The SP takes the raw signal observables produced by the BBP and transforms them to the standard GNSS receiver measurements. These measurements include pseudorange (PR), accumulated Doppler range (ADR), carrier phase (CP), carrier Doppler, and C/N0. All modern GNSS receivers also compute position, velocity, and time (PVT) at configurable rates (1 to 100 Hz depending on the receiver type). The SP encodes these in one or more industry-standard data formats for distribution. These formats include Receiver Independent Exchange Format (RINEX), the National Marine Electronics Association (NMEA) format, the Radio Technical Commission for Maritime Services (RTCM) format, and vendor-specific proprietary binary formats.

The SP also performs all high-level functions that include receiver initialization, channel management, and user interface functions. Unlike the BBP, the operations within the SP are generally not time critical. In modern GNSS receivers, the SP is often an embedded computer running an advanced non-real-time operating system. It may also support modern data interfaces (wired USB and Ethernet, or wireless/cellular connectivity) and an advanced graphical user interface with touchscreen support. While too numerous to mention, representative software processes running within the SP are illustrated in Figure 14.3.

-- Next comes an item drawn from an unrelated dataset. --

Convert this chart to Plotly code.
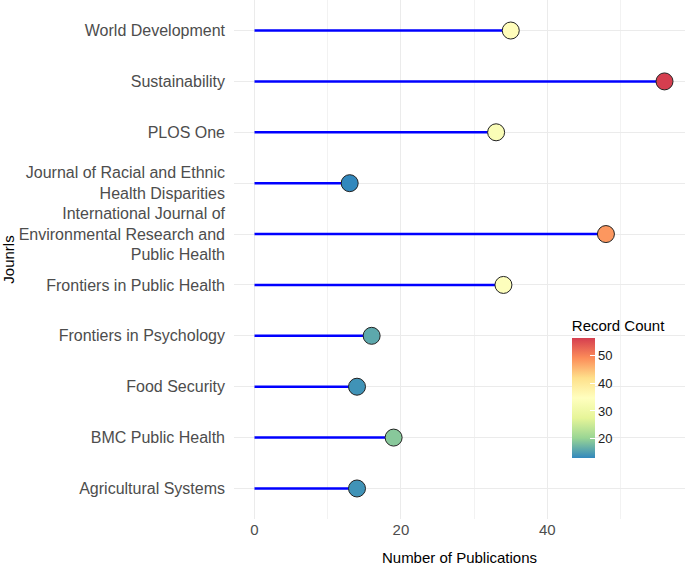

Although not shown in Figure 14.3, modern receivers (or the navigation system to which they are interfaced) may also support aiding from external sensors such as inertial measurement units (IMUs), magnetometers, inclinometers, barometers, wheel sensors, RADAR, lidar, infrared (IR), and electro-optical (EO) sensors. This external aiding to GNSS can occur at three levels: loose coupling (position level), tight coupling (measurement level), or ultra-tight coupling (sampled signal processing level). GNSS aiding using various non-GNSS sensors is described in Chapters 43–51 in Volume II, Part E.

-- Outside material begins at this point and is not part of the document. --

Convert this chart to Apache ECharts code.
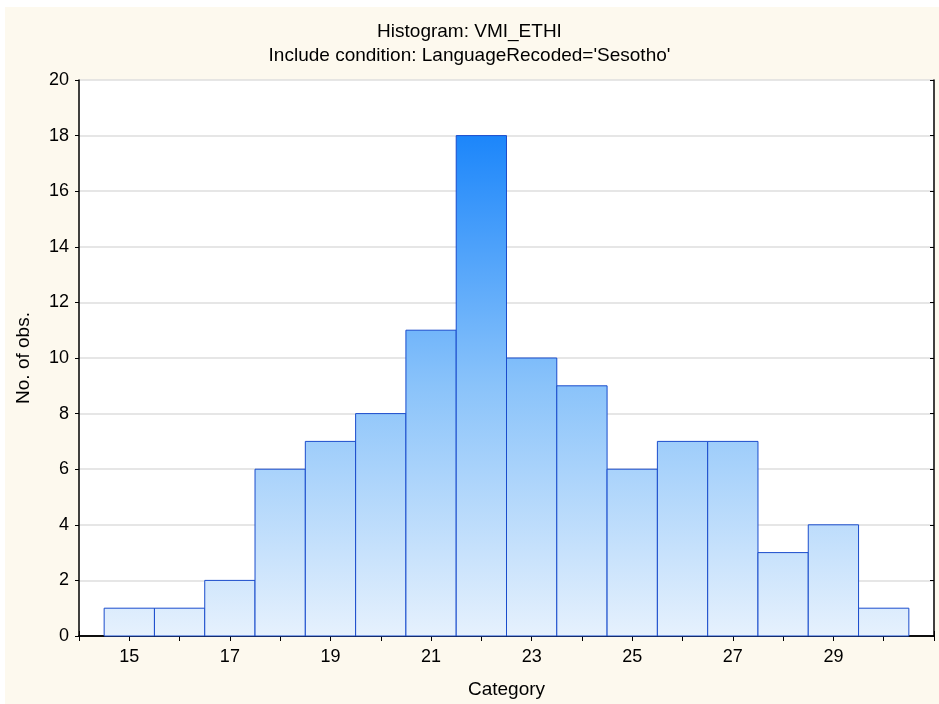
<!DOCTYPE html>
<html>
<head>
<meta charset="utf-8">
<script src="https://cdn.jsdelivr.net/npm/echarts@6/dist/echarts.min.js"></script>
<style>
    body { margin: 0; background: #ffffff; }
    .frame { position: absolute; left: 5px; top: 7px; right: 0; bottom: 0; background: #fdf9ee; }
    #chart { position: absolute; left: 0; top: 0; width: 939px; height: 704px; }
</style>
</head>
<body>
<div class="frame"></div>
<div id="chart"></div>
<script>
    // 数据：直方图各组中心值与频数
    var categories = [15, 16, 17, 18, 19, 20, 21, 22, 23, 24, 25, 26, 27, 28, 29, 30];
    var counts = [1, 1, 2, 6, 7, 8, 11, 18, 10, 9, 6, 7, 7, 3, 4, 1];
    var xTickLabels = [15, 17, 19, 21, 23, 25, 27, 29];

    var font = "'Liberation Sans', Arial, sans-serif";
    var maxCount = Math.max.apply(null, counts);

    var barData = [];
    for (var i = 0; i < categories.length; i++) {
        barData.push([categories[i], counts[i]]);
    }

    var chart = echarts.init(document.getElementById('chart'));

    function renderBar(params, api) {
        var x = api.value(0);
        var y = api.value(1);
        var p0 = api.coord([x - 0.5, 0]);
        var p1 = api.coord([x + 0.5, y]);
        var base = api.coord([x, 0])[1];
        var top = api.coord([x, maxCount])[1];
        return {
            type: 'rect',
            shape: {
                x: p0[0],
                y: p1[1],
                width: p1[0] - p0[0],
                height: p0[1] - p1[1]
            },
            style: {
                fill: new echarts.graphic.LinearGradient(0, base, 0, top, [
                    {offset: 0, color: '#e6f1fd'},
                    {offset: 0.5, color: '#8ac3fa'},
                    {offset: 1, color: '#1c86fa'}
                ], true),
                stroke: '#1a4ccc',
                lineWidth: 1
            }
        };
    }

    var axisLine = {show: true, lineStyle: {color: '#000', width: 1.5}};

    var option = {
        animation: false,
        backgroundColor: 'transparent',
        textStyle: {fontFamily: font},
        title: {
            text: 'Histogram: VMI_ETHI\nInclude condition: LanguageRecoded=\'Sesotho\'',
            left: 'center',
            top: 15,
            textStyle: {
                fontFamily: font,
                fontSize: 19,
                fontWeight: 'normal',
                color: '#000',
                lineHeight: 24
            }
        },
        grid: {
            show: true,
            backgroundColor: '#ffffff',
            borderWidth: 0,
            left: 79,
            right: 5,
            top: 80,
            bottom: 65
        },
        xAxis: [{
            type: 'value',
            position: 'bottom',
            min: 14,
            max: 31,
            interval: 1,
            axisLine: axisLine,
            axisTick: {show: true, inside: true, length: 5, lineStyle: {color: '#000'}},
            axisLabel: {
                fontFamily: font,
                fontSize: 18,
                color: '#000',
                margin: 12,
                formatter: function (val) {
                    return xTickLabels.indexOf(val) > -1 ? String(val) : '';
                }
            },
            splitLine: {show: false},
            name: 'Category',
            nameLocation: 'middle',
            nameGap: 44,
            nameTextStyle: {fontFamily: font, fontSize: 19, color: '#000'}
        }, {
            type: 'value',
            position: 'top',
            min: 14,
            max: 31,
            interval: 1,
            axisLine: axisLine,
            axisTick: {show: true, inside: true, length: 5, lineStyle: {color: '#000'}},
            axisLabel: {show: false},
            splitLine: {show: false}
        }],
        yAxis: [{
            type: 'value',
            position: 'left',
            min: 0,
            max: 20,
            interval: 2,
            axisLine: axisLine,
            axisTick: {show: true, inside: false, length: 4, lineStyle: {color: '#000'}},
            axisLabel: {fontFamily: font, fontSize: 18, color: '#000', margin: 10},
            splitLine: {show: true, lineStyle: {color: '#dedede', width: 1.5}},
            name: 'No. of obs.',
            nameLocation: 'middle',
            nameGap: 46,
            nameTextStyle: {fontFamily: font, fontSize: 19, color: '#000'}
        }, {
            type: 'value',
            position: 'right',
            min: 0,
            max: 20,
            interval: 2,
            axisLine: axisLine,
            axisTick: {show: true, inside: true, length: 4, lineStyle: {color: '#000'}},
            axisLabel: {show: false},
            splitLine: {show: false}
        }],
        series: [{
            type: 'custom',
            xAxisIndex: 0,
            yAxisIndex: 0,
            renderItem: renderBar,
            encode: {x: 0, y: 1},
            data: barData,
            z: 3
        }]
    };

    chart.setOption(option);
</script>
</body>
</html>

As shown in Figure 14.3, a stand-alone GNSS receiver contains battery-powered low-power circuitry to keep track of absolute time while it is turned off. A real-time clock (RTC) driven by a low-power crystal oscillator accomplishes this task. In some cases, this crystal may be the same as the reference oscillator. Knowledge of absolute time, along with the last known location and previously decoded almanac/ephemeris data stored in the receiver’s non-volatile memory, allows it to estimate satellites in view and their Doppler offsets, thereby significantly reducing the TTFF: the time needed to acquire satellites and produce the initial PVT solution. In the case of modern military receivers such as M-Code, or subscription-based services such as the Galileo Public Regulated Service (PRS), the receiver must acquire the cryptographically generated spreading code that may never repeat. In this case, the initial time uncertainty has a significant impact on the acquisition search space and consequently the computational resources consumed by the acquisition engine as well as power consumption. The TTFF can be dramatically reduced when absolute time, the satellites in view, their Doppler frequencies, and ephemerides are sent to the receiver from a nearby reference station via a communications link. This describes the basis of Assisted GNSS (A-GNSS) technology, covered in Chapter 17 of this book.

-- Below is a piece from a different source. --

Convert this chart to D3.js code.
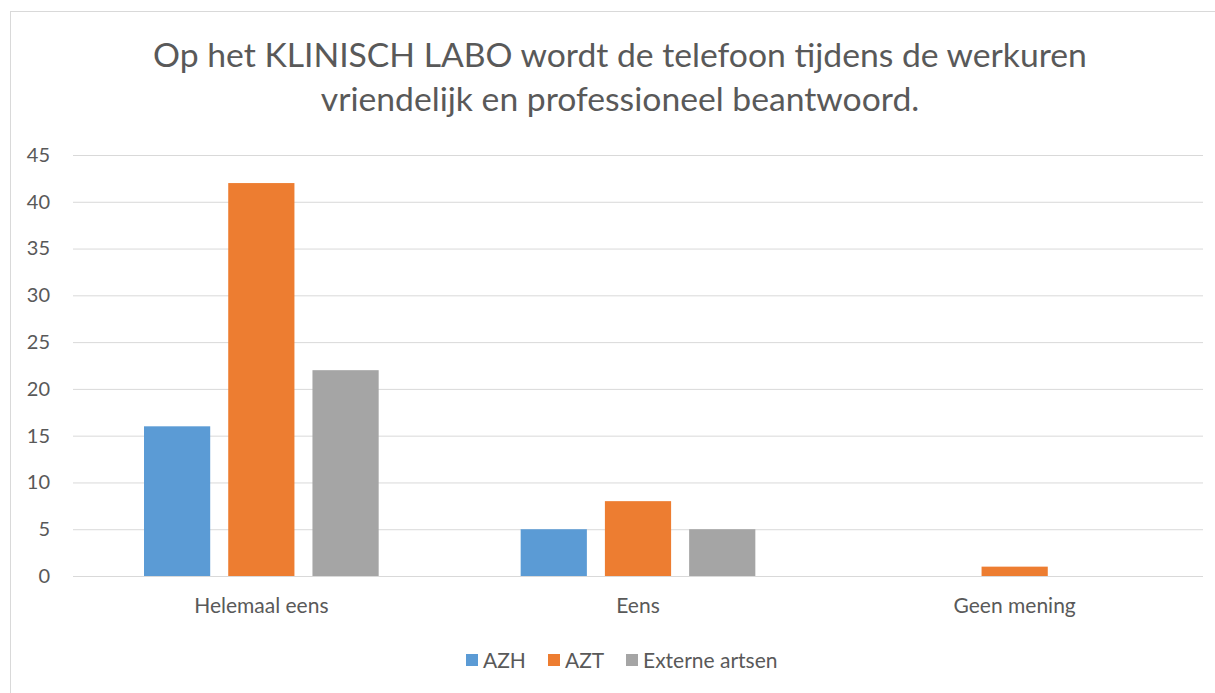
<!DOCTYPE html>
<html>
<head>
<meta charset="utf-8">
<script src="https://cdn.jsdelivr.net/npm/d3@7"></script>
<style>
  body { margin: 0; background: #fff; }
  text { font-family: Lato, "Open Sans", sans-serif; fill: #595959; }
</style>
</head>
<body>
<div id="chart"></div>
<script>
const categories = ["Helemaal eens", "Eens", "Geen mening"];
const seriesNames = ["AZH", "AZT", "Externe artsen"];
const azh = [16, 5, 0];
const azt = [42, 8, 1];
const externe = [22, 5, 0];
const yTicks = [0, 5, 10, 15, 20, 25, 30, 35, 40, 45];
const titleLines = ["Op het KLINISCH LABO wordt de telefoon tijdens de werkuren", "vriendelijk en professioneel beantwoord."];
const colors = ["#5b9bd5", "#ed7d31", "#a5a5a5"];

const W = 1215, H = 693;
const margin = {top: 155, right: 12, bottom: 117, left: 73};
const width = W - margin.left - margin.right;
const height = H - margin.top - margin.bottom;

const svg = d3.select("#chart").append("svg")
  .attr("width", W).attr("height", H);

svg.append("rect")
  .attr("x", 10.5).attr("y", 11.5)
  .attr("width", W).attr("height", H)
  .attr("fill", "none").attr("stroke", "#d9d9d9");

svg.selectAll(".title").data(titleLines).enter().append("text")
  .attr("x", 620).attr("y", (d, i) => 67 + i * 44)
  .attr("text-anchor", "middle")
  .style("font-size", "33.7px")
  .text(d => d);

const g = svg.append("g").attr("transform", "translate(" + margin.left + "," + margin.top + ")");

const x = d3.scaleBand().domain(categories).range([0, width]);
const x1 = d3.scaleBand().domain(seriesNames).range([71, x.bandwidth() - 71]).paddingInner(0.214);
const y = d3.scaleLinear().domain([0, 45]).range([height, 0]);

g.append("g")
  .call(d3.axisLeft(y).tickValues(yTicks).tickSize(-width).tickPadding(0))
  .call(a => a.select(".domain").remove())
  .call(a => a.selectAll("line").attr("stroke", "#d9d9d9"))
  .call(a => a.selectAll("text").attr("x", -23).attr("text-anchor", "end")
    .style("font-size", "20px").style("font-family", "Lato, sans-serif").attr("fill", "#595959"));

const data = categories.map((c, i) => ({cat: c, vals: [azh[i], azt[i], externe[i]]}));

g.selectAll(".grp").data(data).enter().append("g")
  .attr("transform", d => "translate(" + x(d.cat) + ",0)")
  .selectAll("rect").data(d => d.vals.map((v, j) => ({name: seriesNames[j], v: v, c: colors[j]})))
  .enter().append("rect")
  .attr("x", d => x1(d.name))
  .attr("width", x1.bandwidth())
  .attr("y", d => y(d.v))
  .attr("height", d => height - y(d.v))
  .attr("fill", d => d.c);

g.append("g")
  .attr("transform", "translate(0," + height + ")")
  .call(d3.axisBottom(x).tickSize(0).tickPadding(22))
  .call(a => a.select(".domain").remove())
  .call(a => a.selectAll("text").style("font-size", "21px").style("font-family", "Lato, sans-serif").attr("fill", "#595959"));

// legend
const legend = svg.append("g").attr("transform", "translate(466,661)");
const offsets = [0, 82, 160];
seriesNames.forEach((n, i) => {
  legend.append("rect").attr("x", offsets[i]).attr("y", -7).attr("width", 12).attr("height", 12).attr("fill", colors[i]);
  legend.append("text").attr("x", offsets[i] + 17).attr("y", 7).style("font-size", "21px").text(n);
});
</script>
</body>
</html>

In some respects, the reference oscillator can be considered the single most important component that affects GNSS receiver performance. Although the PVT solution estimates the deterministic components of the reference oscillator’s frequency error (i.e. short-term bias, drift, and drift rate), the stochastic component cannot be estimated and hence represents additional dynamics that must be tracked (i.e. in addition to satellite motion, user motion, satellite clock motion, and any ionospheric scintillation and multipath). The bandwidth of the carrier tracking loops must be increased to accommodate this close-in phase noise of the reference oscillator. This in turn increases the variance of the range measurements. The reference oscillator is also the only “moving part” in the receiver since it is based on the resonance of a quartz crystal or microelectromechanical systems (MEMS) structure. In addition to microphonics, which are small phase variations that may occur within the RFFE due to external forces (particularly if the RFFE comprises large discrete components), these forces couple through the resonating element leading to shock and vibration sensitivity [6]. Similarly, thermal expansion of the crystal as well as analog components in the RFFE due to changing ambient temperature, unless appropriately compensated or isolated, causes temperature sensitivity. The frequency synthesizer in the RFFE multiplies the oscillator phase noise and dynamics by the ratio of the synthesizer output frequency to the oscillator fundamental frequency, thus placing a significant short-term stability requirement on the reference oscillator. Oscillator short-term stability limits the coherent integration time, which is proportional to the processing gain. Hence, the quality of the reference oscillator directly impacts the recever’s attainable sensitivity (i.e. the minimum observable signal levels) as well as the rate at which it can output statistically independent measurements. Oscillator effects are covered in detail in Chapter 47.

The receiver intelligence process within the SP shown in Figure 14.3 performs functions such as determining what satellites are in view, how best to mitigate any in-band interference (as observed by the situational awareness indicators), dynamically adapting to varying operating conditions, determining the best set of range measurements to use for the PVT solution based on optimum satellite geometry and estimated range error metrics indicated by C/N0 (for signal blockage) and CCD fluctuations (for multipath and ionospheric effects), and many such highly complex decisions. Typically, these high-level functions occur at a lower rate such as 1 Hz or less. To a large degree, the level of sophistication and engineering embedded within the receiver intelligence block, as well as the other low-level control functions determines the receiver’s performance in the real world, as expressed by established figures of merit. These include measurement accuracy, update rate, TTFF, sensitivity, dynamics handling capability, multipath mitigation performance, interference detection and mitigation capability, receiver autonomous integrity monitoring, and fault detection and exclusion (see Chapter 23). In other words, for a given market segment and its associated SWaP-C constraints, the receiver’s hardware and available signal processing capabilities can only do so much. The rest, and quite often the attributes that distinguish it in the marketplace, lies within the hundreds of thousands of person-hours and centuries of combined experience baked into its sophisticated software/firmware.